** START Entries **
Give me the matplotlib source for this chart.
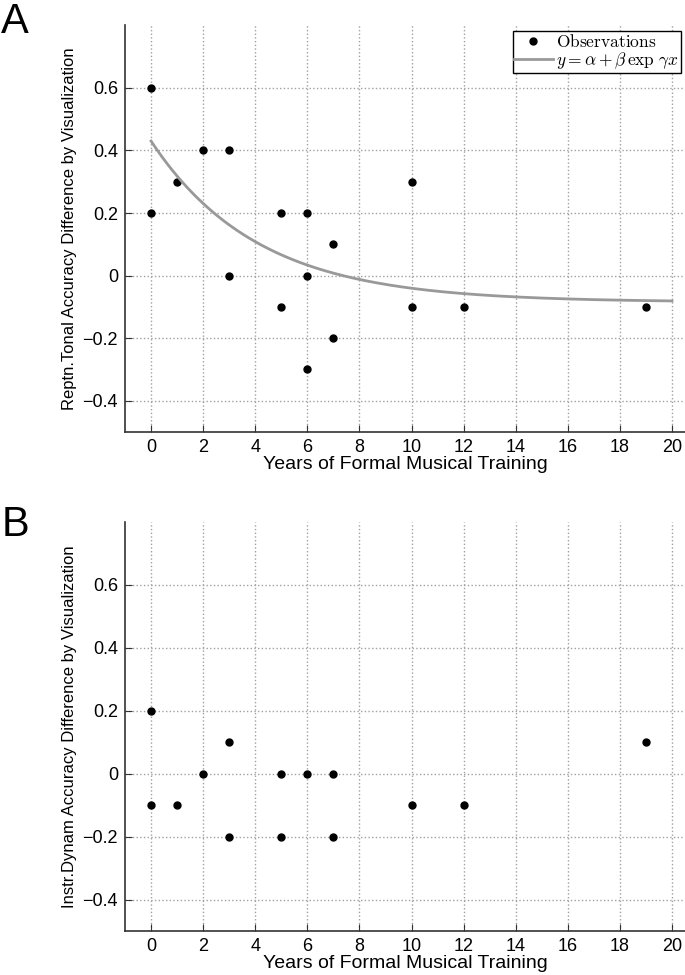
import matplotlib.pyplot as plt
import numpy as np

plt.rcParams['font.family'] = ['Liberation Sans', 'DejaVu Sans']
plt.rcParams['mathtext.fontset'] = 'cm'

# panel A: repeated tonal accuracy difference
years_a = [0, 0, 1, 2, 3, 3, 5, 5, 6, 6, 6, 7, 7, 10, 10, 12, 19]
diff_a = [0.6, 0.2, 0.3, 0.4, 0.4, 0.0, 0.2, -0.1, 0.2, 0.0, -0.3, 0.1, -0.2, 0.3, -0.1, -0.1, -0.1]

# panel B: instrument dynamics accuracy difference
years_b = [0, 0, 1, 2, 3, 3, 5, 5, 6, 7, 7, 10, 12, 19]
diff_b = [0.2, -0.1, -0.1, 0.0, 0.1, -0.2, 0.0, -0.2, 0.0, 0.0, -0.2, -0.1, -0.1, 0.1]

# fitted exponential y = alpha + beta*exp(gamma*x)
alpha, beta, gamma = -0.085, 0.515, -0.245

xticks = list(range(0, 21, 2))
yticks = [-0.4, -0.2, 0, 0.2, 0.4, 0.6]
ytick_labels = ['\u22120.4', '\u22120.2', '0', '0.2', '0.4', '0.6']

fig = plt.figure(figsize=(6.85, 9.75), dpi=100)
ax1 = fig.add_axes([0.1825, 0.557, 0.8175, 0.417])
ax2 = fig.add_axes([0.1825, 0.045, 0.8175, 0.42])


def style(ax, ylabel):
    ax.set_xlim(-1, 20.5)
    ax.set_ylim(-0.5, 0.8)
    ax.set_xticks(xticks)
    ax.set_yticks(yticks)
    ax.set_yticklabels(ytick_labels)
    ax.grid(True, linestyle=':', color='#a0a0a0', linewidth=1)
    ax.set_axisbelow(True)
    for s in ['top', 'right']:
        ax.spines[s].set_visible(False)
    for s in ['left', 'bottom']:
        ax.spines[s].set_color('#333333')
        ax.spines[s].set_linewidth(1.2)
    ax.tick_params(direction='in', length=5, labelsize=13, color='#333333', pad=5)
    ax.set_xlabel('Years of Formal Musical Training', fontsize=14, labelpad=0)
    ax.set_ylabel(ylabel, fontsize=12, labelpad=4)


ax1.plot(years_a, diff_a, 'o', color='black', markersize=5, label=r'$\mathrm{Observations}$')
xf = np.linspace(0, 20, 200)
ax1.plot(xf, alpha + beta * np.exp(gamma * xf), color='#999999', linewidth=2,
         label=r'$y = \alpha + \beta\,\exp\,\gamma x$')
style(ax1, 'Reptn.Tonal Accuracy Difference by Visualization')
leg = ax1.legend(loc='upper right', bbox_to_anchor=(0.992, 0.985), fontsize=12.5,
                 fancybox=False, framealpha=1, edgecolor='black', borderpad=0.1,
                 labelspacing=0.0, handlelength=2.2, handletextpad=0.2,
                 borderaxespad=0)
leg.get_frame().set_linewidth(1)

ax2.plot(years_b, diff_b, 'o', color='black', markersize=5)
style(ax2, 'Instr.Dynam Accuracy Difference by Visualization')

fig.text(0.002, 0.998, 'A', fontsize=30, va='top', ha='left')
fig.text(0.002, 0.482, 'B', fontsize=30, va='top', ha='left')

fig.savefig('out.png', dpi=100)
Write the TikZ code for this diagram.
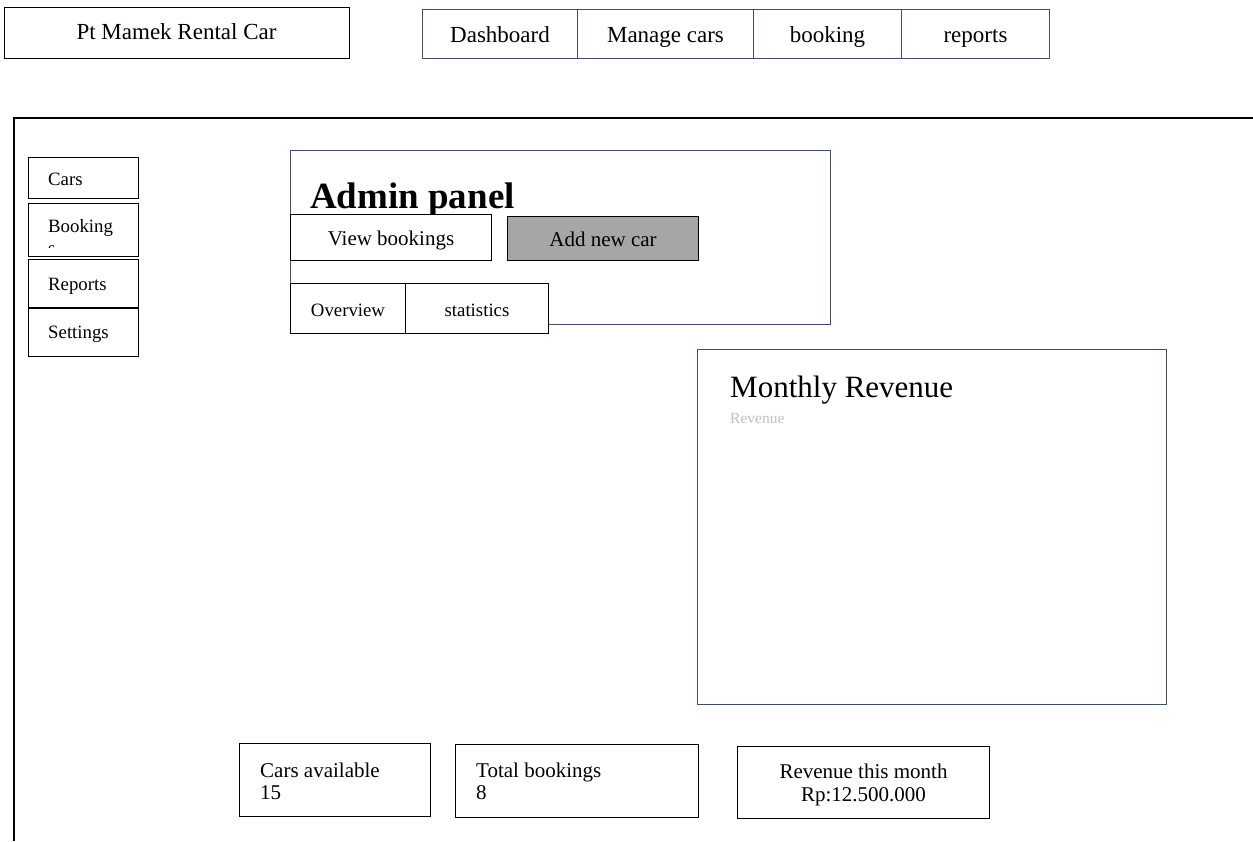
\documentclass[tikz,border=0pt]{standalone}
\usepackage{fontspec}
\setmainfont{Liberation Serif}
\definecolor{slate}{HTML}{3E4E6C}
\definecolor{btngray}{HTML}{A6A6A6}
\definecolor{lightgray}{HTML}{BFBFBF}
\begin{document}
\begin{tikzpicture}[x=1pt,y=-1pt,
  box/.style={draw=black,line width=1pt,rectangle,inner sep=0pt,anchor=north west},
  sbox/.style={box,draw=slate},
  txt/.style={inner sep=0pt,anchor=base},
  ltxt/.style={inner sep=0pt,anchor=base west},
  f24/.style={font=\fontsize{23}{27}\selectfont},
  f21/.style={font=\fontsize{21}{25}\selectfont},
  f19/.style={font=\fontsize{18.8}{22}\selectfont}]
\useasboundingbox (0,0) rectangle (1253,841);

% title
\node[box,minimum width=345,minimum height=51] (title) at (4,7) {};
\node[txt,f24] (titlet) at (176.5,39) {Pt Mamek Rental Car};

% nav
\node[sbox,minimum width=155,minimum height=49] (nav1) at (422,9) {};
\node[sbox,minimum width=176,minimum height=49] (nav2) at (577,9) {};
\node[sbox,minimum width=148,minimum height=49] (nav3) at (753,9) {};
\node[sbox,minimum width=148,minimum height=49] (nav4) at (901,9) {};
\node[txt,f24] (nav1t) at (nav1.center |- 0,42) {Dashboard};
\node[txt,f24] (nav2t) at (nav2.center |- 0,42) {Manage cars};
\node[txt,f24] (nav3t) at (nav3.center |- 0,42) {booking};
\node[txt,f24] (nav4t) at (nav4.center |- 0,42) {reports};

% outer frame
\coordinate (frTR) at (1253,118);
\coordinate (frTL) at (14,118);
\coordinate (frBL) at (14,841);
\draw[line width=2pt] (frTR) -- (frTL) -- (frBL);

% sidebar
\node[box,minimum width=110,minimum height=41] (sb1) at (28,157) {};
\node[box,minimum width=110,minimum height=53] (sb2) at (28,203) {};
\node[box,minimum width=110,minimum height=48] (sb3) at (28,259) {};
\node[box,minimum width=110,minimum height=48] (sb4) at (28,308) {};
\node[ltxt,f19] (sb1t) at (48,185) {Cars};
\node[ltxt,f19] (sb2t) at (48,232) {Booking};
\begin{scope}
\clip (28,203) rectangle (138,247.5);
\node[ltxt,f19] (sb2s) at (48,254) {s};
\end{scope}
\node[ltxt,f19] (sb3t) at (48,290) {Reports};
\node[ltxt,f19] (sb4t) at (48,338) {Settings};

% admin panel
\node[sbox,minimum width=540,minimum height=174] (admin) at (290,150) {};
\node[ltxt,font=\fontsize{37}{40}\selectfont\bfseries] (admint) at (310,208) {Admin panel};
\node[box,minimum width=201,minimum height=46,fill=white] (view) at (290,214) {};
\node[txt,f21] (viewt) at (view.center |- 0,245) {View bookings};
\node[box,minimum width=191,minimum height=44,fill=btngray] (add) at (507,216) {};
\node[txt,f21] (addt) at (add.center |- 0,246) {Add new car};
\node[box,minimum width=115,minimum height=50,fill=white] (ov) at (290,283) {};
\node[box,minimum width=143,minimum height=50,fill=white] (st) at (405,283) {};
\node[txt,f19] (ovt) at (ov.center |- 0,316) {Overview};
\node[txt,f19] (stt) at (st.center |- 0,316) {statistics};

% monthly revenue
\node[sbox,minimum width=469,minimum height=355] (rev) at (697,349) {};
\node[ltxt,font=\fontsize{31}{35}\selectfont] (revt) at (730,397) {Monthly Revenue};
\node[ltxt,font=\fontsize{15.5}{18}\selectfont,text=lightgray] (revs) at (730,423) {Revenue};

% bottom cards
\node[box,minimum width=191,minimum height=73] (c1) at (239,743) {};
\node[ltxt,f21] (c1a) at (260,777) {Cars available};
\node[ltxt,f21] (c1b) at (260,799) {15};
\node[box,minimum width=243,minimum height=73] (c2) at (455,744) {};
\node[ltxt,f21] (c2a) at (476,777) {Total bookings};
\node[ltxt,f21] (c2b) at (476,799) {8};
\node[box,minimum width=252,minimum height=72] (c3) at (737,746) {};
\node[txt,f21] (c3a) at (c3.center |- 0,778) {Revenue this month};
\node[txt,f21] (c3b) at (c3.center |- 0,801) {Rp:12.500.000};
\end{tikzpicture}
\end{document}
** END Entries **
■ **Problem description**: Copy exactly the lines running from the beginning of the listing through the line that has "leg.get_frame().set_linewidth(1)". Drop the pictures.

■ **Reply to the exercise**:
Give me the matplotlib source for this chart.
import matplotlib.pyplot as plt
import numpy as np

plt.rcParams['font.family'] = ['Liberation Sans', 'DejaVu Sans']
plt.rcParams['mathtext.fontset'] = 'cm'

# panel A: repeated tonal accuracy difference
years_a = [0, 0, 1, 2, 3, 3, 5, 5, 6, 6, 6, 7, 7, 10, 10, 12, 19]
diff_a = [0.6, 0.2, 0.3, 0.4, 0.4, 0.0, 0.2, -0.1, 0.2, 0.0, -0.3, 0.1, -0.2, 0.3, -0.1, -0.1, -0.1]

# panel B: instrument dynamics accuracy difference
years_b = [0, 0, 1, 2, 3, 3, 5, 5, 6, 7, 7, 10, 12, 19]
diff_b = [0.2, -0.1, -0.1, 0.0, 0.1, -0.2, 0.0, -0.2, 0.0, 0.0, -0.2, -0.1, -0.1, 0.1]

# fitted exponential y = alpha + beta*exp(gamma*x)
alpha, beta, gamma = -0.085, 0.515, -0.245

xticks = list(range(0, 21, 2))
yticks = [-0.4, -0.2, 0, 0.2, 0.4, 0.6]
ytick_labels = ['\u22120.4', '\u22120.2', '0', '0.2', '0.4', '0.6']

fig = plt.figure(figsize=(6.85, 9.75), dpi=100)
ax1 = fig.add_axes([0.1825, 0.557, 0.8175, 0.417])
ax2 = fig.add_axes([0.1825, 0.045, 0.8175, 0.42])


def style(ax, ylabel):
    ax.set_xlim(-1, 20.5)
    ax.set_ylim(-0.5, 0.8)
    ax.set_xticks(xticks)
    ax.set_yticks(yticks)
    ax.set_yticklabels(ytick_labels)
    ax.grid(True, linestyle=':', color='#a0a0a0', linewidth=1)
    ax.set_axisbelow(True)
    for s in ['top', 'right']:
        ax.spines[s].set_visible(False)
    for s in ['left', 'bottom']:
        ax.spines[s].set_color('#333333')
        ax.spines[s].set_linewidth(1.2)
    ax.tick_params(direction='in', length=5, labelsize=13, color='#333333', pad=5)
    ax.set_xlabel('Years of Formal Musical Training', fontsize=14, labelpad=0)
    ax.set_ylabel(ylabel, fontsize=12, labelpad=4)


ax1.plot(years_a, diff_a, 'o', color='black', markersize=5, label=r'$\mathrm{Observations}$')
xf = np.linspace(0, 20, 200)
ax1.plot(xf, alpha + beta * np.exp(gamma * xf), color='#999999', linewidth=2,
         label=r'$y = \alpha + \beta\,\exp\,\gamma x$')
style(ax1, 'Reptn.Tonal Accuracy Difference by Visualization')
leg = ax1.legend(loc='upper right', bbox_to_anchor=(0.992, 0.985), fontsize=12.5,
                 fancybox=False, framealpha=1, edgecolor='black', borderpad=0.1,
                 labelspacing=0.0, handlelength=2.2, handletextpad=0.2,
                 borderaxespad=0)
leg.get_frame().set_linewidth(1)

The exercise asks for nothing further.